Have you ever struggled with being different, and spent far too much of your time worrying about what other people think of you? It can be hard to stand out from the crowd, when all you want to do is blend in. I wasted too many years that way, in a fog of shame, surrounded by what seemed like an endless sea of Beige People.

Yeah, Beige People. You know the ones I’m talking about. The ones who live in the big beige suburban houses with their interchangeable families.

Yeah, interchangeable. Because seriously, have you seen them? The same clothes, the same hair, the same personalities. It’s like they’re plastic Lego figures off of an assembly line instead of real people. Colors and styles may vary. But they’re essentially the same.

And me? I’m… different, and I always have been. When I was a kid it didn’t seem to matter as much– other kids loved me and my freak flag that flew high. But after I hit high school, it was like everyone else left me behind and never looked back. And I’ve always wondered, was there a class somewhere along the way that taught everyone how to fit into society and I somehow missed it…?

Now, I’m not knocking Beige People. For good or bad I happen to come from a long line of Beige People, so I know them and love them. And I know I’m probably going to piss them off with pretty much this entire blog. But the only reason I’m doing this is because I’m so frustrated about all of it and I don’t have any other way to deal with it. Because sometimes, I wish they would see that life isn’t a like a one-size-fits-all t-shirt, and that there’s room in this world for all kinds of people.

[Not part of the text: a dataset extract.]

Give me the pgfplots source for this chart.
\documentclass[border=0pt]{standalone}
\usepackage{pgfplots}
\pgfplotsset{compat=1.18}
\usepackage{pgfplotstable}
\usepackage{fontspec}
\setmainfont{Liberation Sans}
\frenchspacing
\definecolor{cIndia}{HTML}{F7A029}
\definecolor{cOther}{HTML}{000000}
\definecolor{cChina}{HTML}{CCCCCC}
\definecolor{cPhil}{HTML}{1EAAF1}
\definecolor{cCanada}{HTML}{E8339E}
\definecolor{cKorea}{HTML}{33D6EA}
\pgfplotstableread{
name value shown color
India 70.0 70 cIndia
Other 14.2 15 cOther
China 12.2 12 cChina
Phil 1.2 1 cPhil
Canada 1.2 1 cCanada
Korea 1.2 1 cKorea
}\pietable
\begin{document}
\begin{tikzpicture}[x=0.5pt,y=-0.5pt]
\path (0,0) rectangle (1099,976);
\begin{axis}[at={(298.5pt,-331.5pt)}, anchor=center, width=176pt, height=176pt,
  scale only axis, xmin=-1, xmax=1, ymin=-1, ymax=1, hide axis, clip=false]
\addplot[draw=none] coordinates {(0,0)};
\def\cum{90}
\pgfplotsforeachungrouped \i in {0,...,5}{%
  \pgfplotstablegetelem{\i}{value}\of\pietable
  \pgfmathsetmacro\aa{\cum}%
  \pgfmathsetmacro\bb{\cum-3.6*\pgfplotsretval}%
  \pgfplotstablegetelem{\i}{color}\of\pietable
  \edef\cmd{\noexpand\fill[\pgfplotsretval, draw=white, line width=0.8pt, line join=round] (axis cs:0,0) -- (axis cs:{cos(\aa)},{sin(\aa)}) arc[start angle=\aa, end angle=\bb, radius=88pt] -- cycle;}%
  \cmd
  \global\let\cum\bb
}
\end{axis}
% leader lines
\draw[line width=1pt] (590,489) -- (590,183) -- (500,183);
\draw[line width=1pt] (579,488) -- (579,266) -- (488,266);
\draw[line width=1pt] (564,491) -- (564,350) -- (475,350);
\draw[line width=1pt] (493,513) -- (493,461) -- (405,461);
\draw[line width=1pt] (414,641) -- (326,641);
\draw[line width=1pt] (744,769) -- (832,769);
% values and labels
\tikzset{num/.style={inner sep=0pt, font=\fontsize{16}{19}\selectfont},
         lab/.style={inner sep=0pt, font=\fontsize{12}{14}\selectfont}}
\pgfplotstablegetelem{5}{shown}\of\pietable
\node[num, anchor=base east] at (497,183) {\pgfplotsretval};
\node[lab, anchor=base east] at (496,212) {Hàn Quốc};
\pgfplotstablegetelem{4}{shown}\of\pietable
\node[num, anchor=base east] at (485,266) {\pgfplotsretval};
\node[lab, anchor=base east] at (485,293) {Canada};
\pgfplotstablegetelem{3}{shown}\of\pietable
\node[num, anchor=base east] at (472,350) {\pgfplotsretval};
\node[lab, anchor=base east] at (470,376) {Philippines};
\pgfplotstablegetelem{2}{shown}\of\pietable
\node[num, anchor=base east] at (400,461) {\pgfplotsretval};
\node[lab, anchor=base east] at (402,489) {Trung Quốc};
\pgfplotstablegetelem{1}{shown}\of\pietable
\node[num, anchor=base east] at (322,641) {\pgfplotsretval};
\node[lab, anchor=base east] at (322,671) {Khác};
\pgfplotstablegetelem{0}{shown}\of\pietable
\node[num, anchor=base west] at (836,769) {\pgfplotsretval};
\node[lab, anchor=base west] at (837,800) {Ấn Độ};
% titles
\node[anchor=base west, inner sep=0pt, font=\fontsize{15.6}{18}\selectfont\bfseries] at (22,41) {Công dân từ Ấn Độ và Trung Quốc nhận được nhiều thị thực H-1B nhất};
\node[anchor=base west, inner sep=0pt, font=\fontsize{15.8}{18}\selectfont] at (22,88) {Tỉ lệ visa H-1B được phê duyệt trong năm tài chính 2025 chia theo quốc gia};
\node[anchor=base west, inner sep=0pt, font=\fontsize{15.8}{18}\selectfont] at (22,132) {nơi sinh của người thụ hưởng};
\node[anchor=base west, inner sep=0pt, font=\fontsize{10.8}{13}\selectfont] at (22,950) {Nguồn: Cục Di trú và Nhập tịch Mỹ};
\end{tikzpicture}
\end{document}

And besides, this place isn’t for them. It’s for us. The weirdos and freaks who get ignored and marginalized by the Beige People all around us.

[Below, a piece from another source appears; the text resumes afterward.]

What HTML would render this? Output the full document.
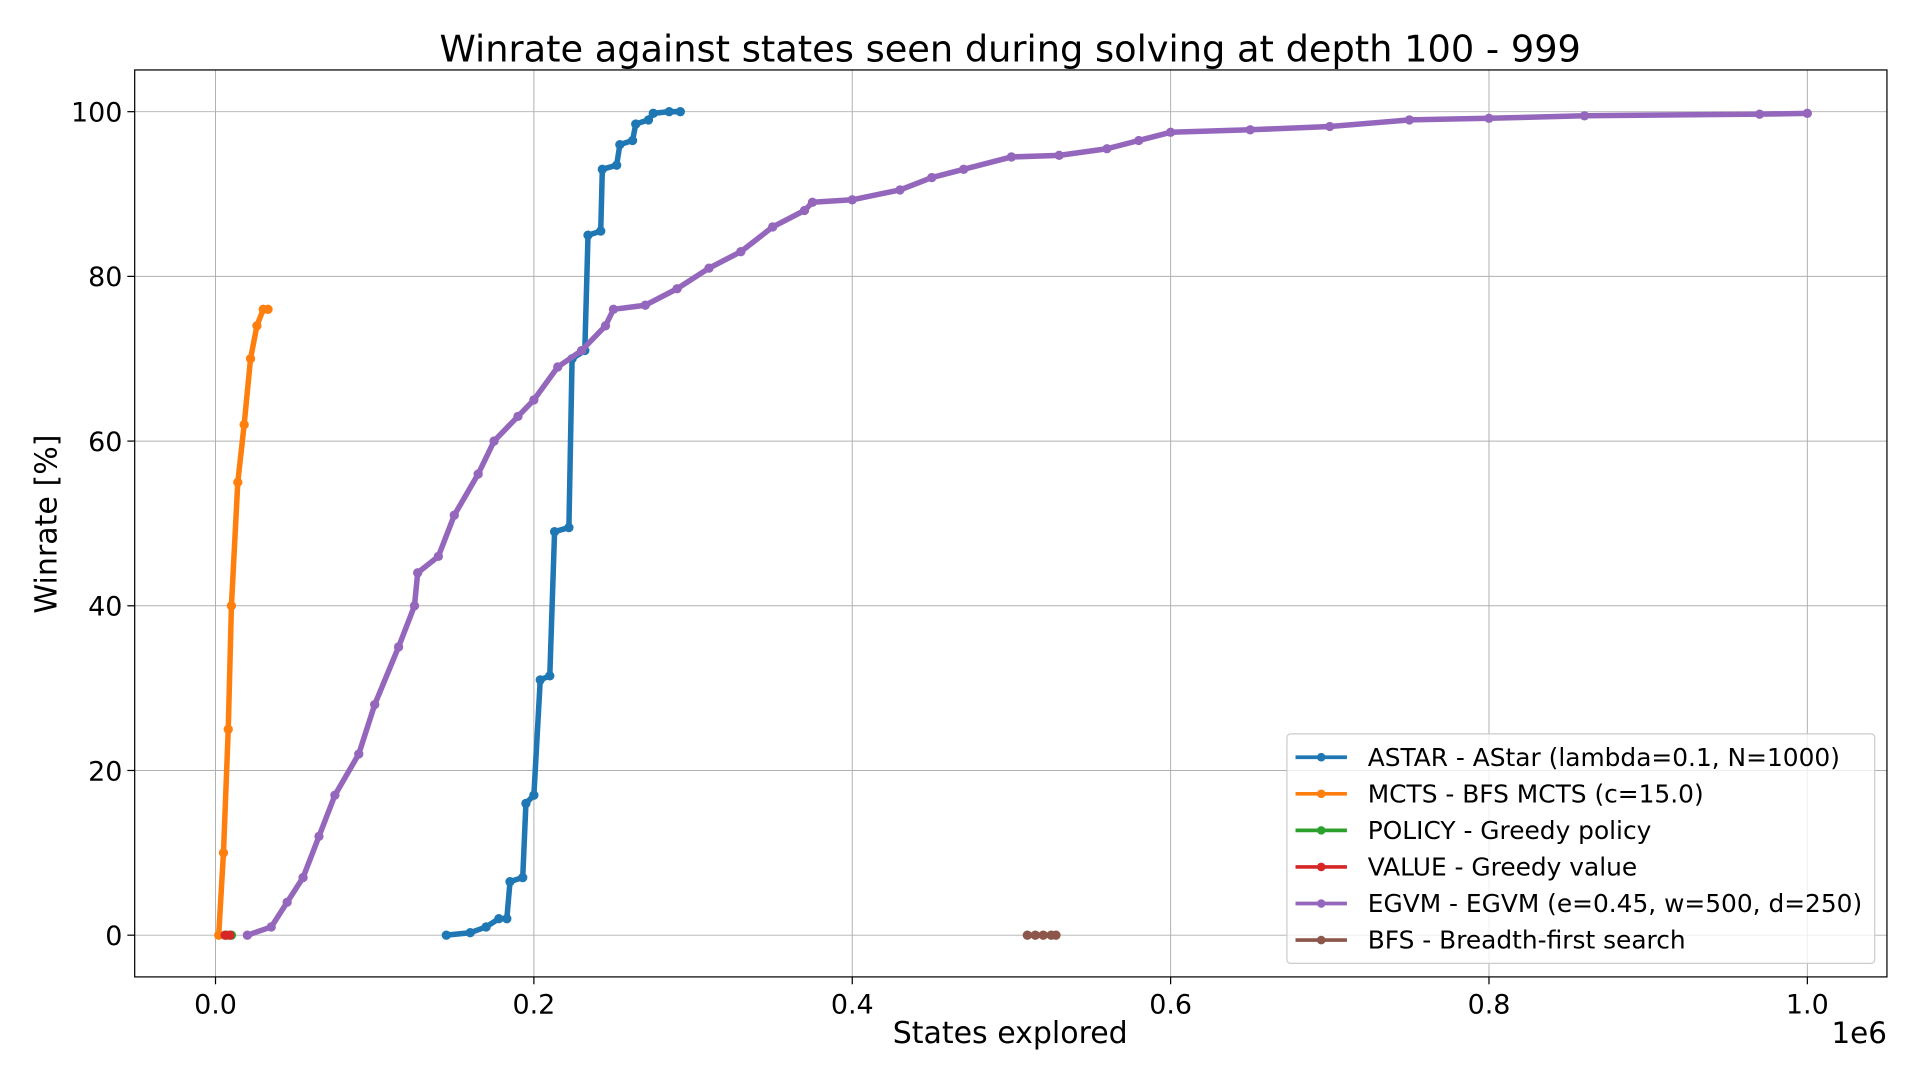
<!DOCTYPE html>
<html><head><meta charset="utf-8"><style>
html,body{margin:0;padding:0;background:#fff;}
svg{display:block;font-family:"DejaVu Sans","Liberation Sans",sans-serif;}
</style></head><body>
<svg id="chart" width="1920" height="1080" viewBox="0 0 1568 880" preserveAspectRatio="none" xmlns="http://www.w3.org/2000/svg">
<rect x="0" y="0" width="1568" height="880" fill="#fff"/>
<text x="825" y="50" font-size="30" text-anchor="middle">Winrate against states seen during solving at depth 100 - 999</text>
<g id="grid"></g>
<g id="series"></g>
<rect x="110" y="57" width="1431" height="739" fill="none" stroke="#000" stroke-width="1"/>
<g id="ticks"></g>
<text x="825" y="850" font-size="24.5" text-anchor="middle">States explored</text>
<text x="1541" y="850" font-size="24" text-anchor="end">1e6</text>
<text transform="translate(46,427) rotate(-90)" font-size="24.5" text-anchor="middle">Winrate [%]</text>
<g id="legend"></g>
</svg>
<script>
const xTicks=[0,0.2,0.4,0.6,0.8,1.0];
const xTickLabels=["0.0","0.2","0.4","0.6","0.8","1.0"];
const yTicks=[0,20,40,60,80,100];
const seriesNames=["ASTAR - AStar (lambda=0.1, N=1000)","MCTS - BFS MCTS (c=15.0)","POLICY - Greedy policy","VALUE - Greedy value","EGVM - EGVM (e=0.45, w=500, d=250)","BFS - Breadth-first search"];
const seriesColors=["#1f77b4","#ff7f0e","#2ca02c","#d62728","#9467bd","#8c564b"];
const astarX=[0.145,0.16,0.17,0.178,0.183,0.185,0.193,0.195,0.2,0.204,0.21,0.213,0.222,0.224,0.232,0.234,0.242,0.243,0.252,0.254,0.262,0.264,0.272,0.275,0.285,0.292];
const astarY=[0,0.3,1,2,2,6.5,7,16,17,31,31.5,49,49.5,70,71,85,85.5,93,93.5,96,96.5,98.5,99,99.8,100,100];
const mctsX=[0.002,0.005,0.008,0.01,0.014,0.018,0.022,0.026,0.03,0.033];
const mctsY=[0,10,25,40,55,62,70,74,76,76];
const policyX=[0.007,0.01];
const policyY=[0,0];
const valueX=[0.006,0.009];
const valueY=[0,0];
const egvmX=[0.02,0.035,0.045,0.055,0.065,0.075,0.09,0.1,0.115,0.125,0.127,0.14,0.15,0.165,0.175,0.19,0.2,0.215,0.23,0.245,0.25,0.27,0.29,0.31,0.33,0.35,0.37,0.375,0.4,0.43,0.45,0.47,0.5,0.53,0.56,0.58,0.6,0.65,0.7,0.75,0.8,0.86,0.97,1.0];
const egvmY=[0,1,4,7,12,17,22,28,35,40,44,46,51,56,60,63,65,69,71,74,76,76.5,78.5,81,83,86,88,89,89.3,90.5,92,93,94.5,94.7,95.5,96.5,97.5,97.8,98.2,99,99.2,99.5,99.7,99.8];
const bfsX=[0.51,0.515,0.52,0.525,0.528];
const bfsY=[0,0,0,0,0];

const NS="http://www.w3.org/2000/svg";
const sx=v=>176+v*1300;
const sy=v=>762-v*6.71;
function mk(tag,attrs,parent){const e=document.createElementNS(NS,tag);for(const k in attrs)e.setAttribute(k,attrs[k]);parent.appendChild(e);return e;}
const grid=document.getElementById('grid'),ticks=document.getElementById('ticks'),ser=document.getElementById('series'),leg=document.getElementById('legend');
xTicks.forEach((t,i)=>{
  const g=mk('line',{x1:sx(t),x2:sx(t),y1:57,y2:796,stroke:'#b0b0b0','stroke-width':0.8},grid);
  
  
  mk('line',{x1:sx(t),x2:sx(t),y1:796,y2:802,stroke:'#000'},ticks);
  const l=mk('text',{x:sx(t),y:826,'font-size':22,'text-anchor':'middle'},ticks);
  l.textContent=xTickLabels[i];
  
  
});
yTicks.forEach(t=>{
  const g=mk('line',{x1:110,x2:1541,y1:sy(t),y2:sy(t),stroke:'#b0b0b0','stroke-width':0.8},grid);
  
  
  mk('line',{x1:104,x2:110,y1:sy(t),y2:sy(t),stroke:'#000'},ticks);
  const l=mk('text',{x:100,y:sy(t)+8,'font-size':22,'text-anchor':'end'},ticks);
  l.textContent=String(t);
  
  
});
const allX=[astarX,mctsX,policyX,valueX,egvmX,bfsX],allY=[astarY,mctsY,policyY,valueY,egvmY,bfsY];
const seriesKeys=['astar','mcts','policy','value','egvm','bfs'];
allX.forEach((xs,i)=>{
  const g=mk('g',{},ser);
  
  
  const pts=xs.map((x,j)=>sx(x)+','+sy(allY[i][j])).join(' ');
  const pl=mk('polyline',{points:pts,fill:'none',stroke:seriesColors[i],'stroke-width':4.5,'stroke-linejoin':'round'},g);
  
  
  xs.forEach((x,j)=>{
    const c=mk('circle',{cx:sx(x),cy:sy(allY[i][j]),r:3.8,fill:seriesColors[i]},g);
    
    
  });
});
mk('rect',{x:1051,y:598,width:480,height:187,rx:3,fill:'#fff','fill-opacity':0.8,stroke:'#ccc'},leg);
seriesNames.forEach((n,i)=>{
  const y=617+i*29.8;
  const g=mk('g',{},leg);
  
  
  mk('line',{x1:1058,x2:1100,y1:y,y2:y,stroke:seriesColors[i],'stroke-width':3},g);
  mk('circle',{cx:1079,cy:y,r:3.5,fill:seriesColors[i]},g);
  const t=mk('text',{x:1117,y:y+7,'font-size':20.3},g);
  t.textContent=n;
});
</script>
</body></html>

Because maybe you’ll know what I’m talking about when I say that when I’m with a group of Beige People, this is what invariably happens:
They take one look at me with my OMG!curly hair that I refuse to straighten because Beauty Standards and my colorful clothes, no kids in tow, no husband, not dressing and walking and talking and looking the part of the suburban wife and mother I should have been like all of the rest of them and:
Sure, they say hi.
Maybe even give me a hug.
But for the rest of the time I’m there…
They don’t look at me.
They don’t talk to me.
They basically ignore I exist in favor of other people.

Do you know how much that hurts? Especially when I think I’m damn cool to talk to. I’m hilariously entertaining, I read everything I can get my hands on, I’m working on an indie comic, I’m teaching myself sign language, I sell vintage toys online. But because I don’t belong in The Normie Club, none of it matters.

However, animals and small children gravitate to me like I’m Snow White, I swear. I make lots of dog and cat friends wherever I go. Kids want me to play with them. Elderly people adore me too.

But most working age adults seem to think I’m some sort of leper. And to this day I still don’t entirely understand why.

And believe me, I tried so hard to understand it. So many times I’d come home from yet another tedious family gathering where no one between the ages of approximately 13 and 70 bothered to talk to me for more than 2 minutes wondering if there was something wrong with me and I didn’t know it? Why I didn’t have my life “together” like the Beige People in my life, complete with all the trappings of a typical suburban middle class existence… and if I did all of that stuff, would they finally accept me as one of them?

But the older I got, the more I discovered that I didn’t want those things, even though I felt like I was supposed to. And that broke my heart. Because all of the people around me seemed to be okay with their humdrum, day-after-day work-bills-sleep-eat-kids-grandkids lather-rinse-repeat-until-you-die lifestyle. And at that point I was so afraid to be the person I was that I locked everything that made me special inside of me, buried it deep, and threw away the key.

It took a long time, but with God’s help I started to realize that I didn’t need to feel bad about being the sparkly person I am, even if the Beige People don’t quite know what to do with me. That maybe it isn’t wrong to want to tell stories, that remembering everything from childhood while everyone else seems to have long since moved on maybe isn’t the curse that I think it is, and that maybe a rainbow colored tiger named Iris can show other people the way.

Yeah, Iris. You don’t know her yet, but you will. She’s a Rainbow Tiger, living in a world filled with Orange Tigers. And her story is basically mine, and maybe a little bit of yours too? So if you’ve ever struggled with being different, and spent far too much of your time worrying about what other people think of you, take heart. I know firsthand how hard it can be to stand out from the crowd, when all you want to do is blend in.

But if you stick with Iris and me on this journey we’re taking, maybe we can all figure out what it means to be a Rainbow Tiger in this Orange Tiger dominated world.